Où est le problème ?

Par effet de rico­chet, les troubles sur le mar­ché du tra­vail en Chine ne res­te­ront pas sans écho dans les éco­no­mies des autres pays. Cela risque bien de signi­fier que la concur­rence inter­na­tio­nale des tra­vailleurs qui est à l’origine de la réduc­tion de la part du gâteau (PNB mon­dial) qui leur est attri­buée ira décrois­sante. Sur le plan macroé­co­no­mique, cela se tra­dui­ra par une ato­nie de la demande et pèse­ra sur les pers­pec­tives de crois­sance, d’activité et d’emploi ain­si que sur les taux d’intérêt. Ces méca­nismes sont au cœur de la crise éco­no­mique et financière.
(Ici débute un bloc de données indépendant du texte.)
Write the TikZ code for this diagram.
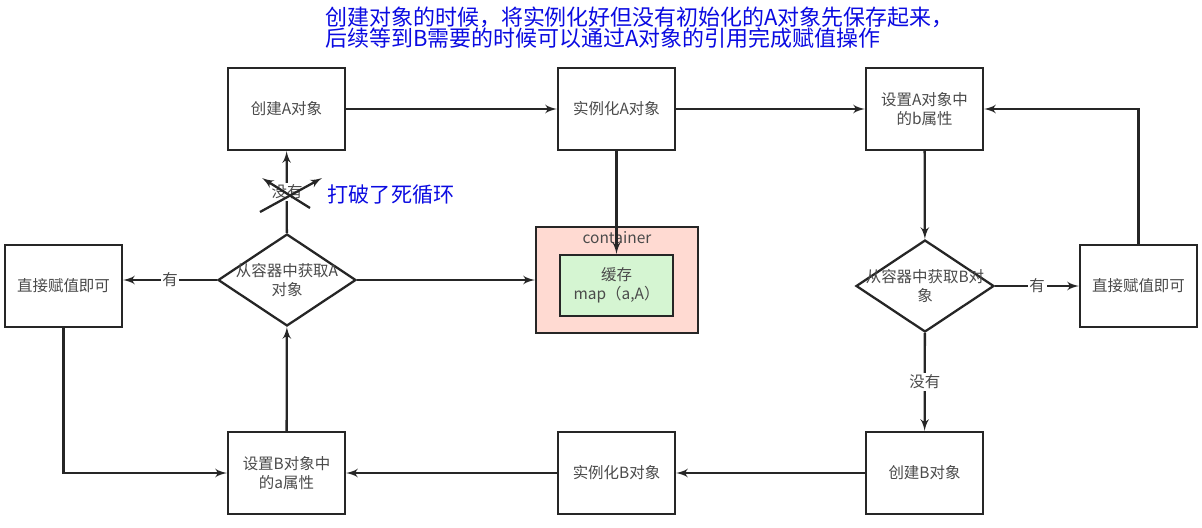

Dans ce contexte où les ménages seront peu enclins à délier les cor­dons de la bourse pour des achats non néces­saires ou urgents, les indus­triels, pour se débar­ras­ser de leurs pro­duits fabri­qués en de plus grande quan­ti­té, dur­ci­ront la guerre des prix à laquelle ils se livrent et cela pour­rait aggra­ver les ten­dances défla­tion­nistes ou, pour peu que d’ici là on soit sor­ti pour du cli­mat de baisse des prix qui nous taraude depuis plu­sieurs mois, les ravi­ver. Pour rap­pel, la défla­tion est le piège qui s’est refer­mé sur le Japon il y a vingt ans et dont il peine à s’extirper : les poli­tiques moné­taires des Banques cen­trales ne fonc­tionnent plus dans un tel cli­mat et étant don­né que les ménages rechignent à dépen­ser leur argent, les entre­prises tournent au ralen­ti, n’investissent plus et les finances publiques sont lais­sées exsangues. C’est un cycle infer­nal qui se met en place.

  1. A ma connais­sance, il n’existe pas d’étude fai­sant état d’un même phé­no­mène en Europe.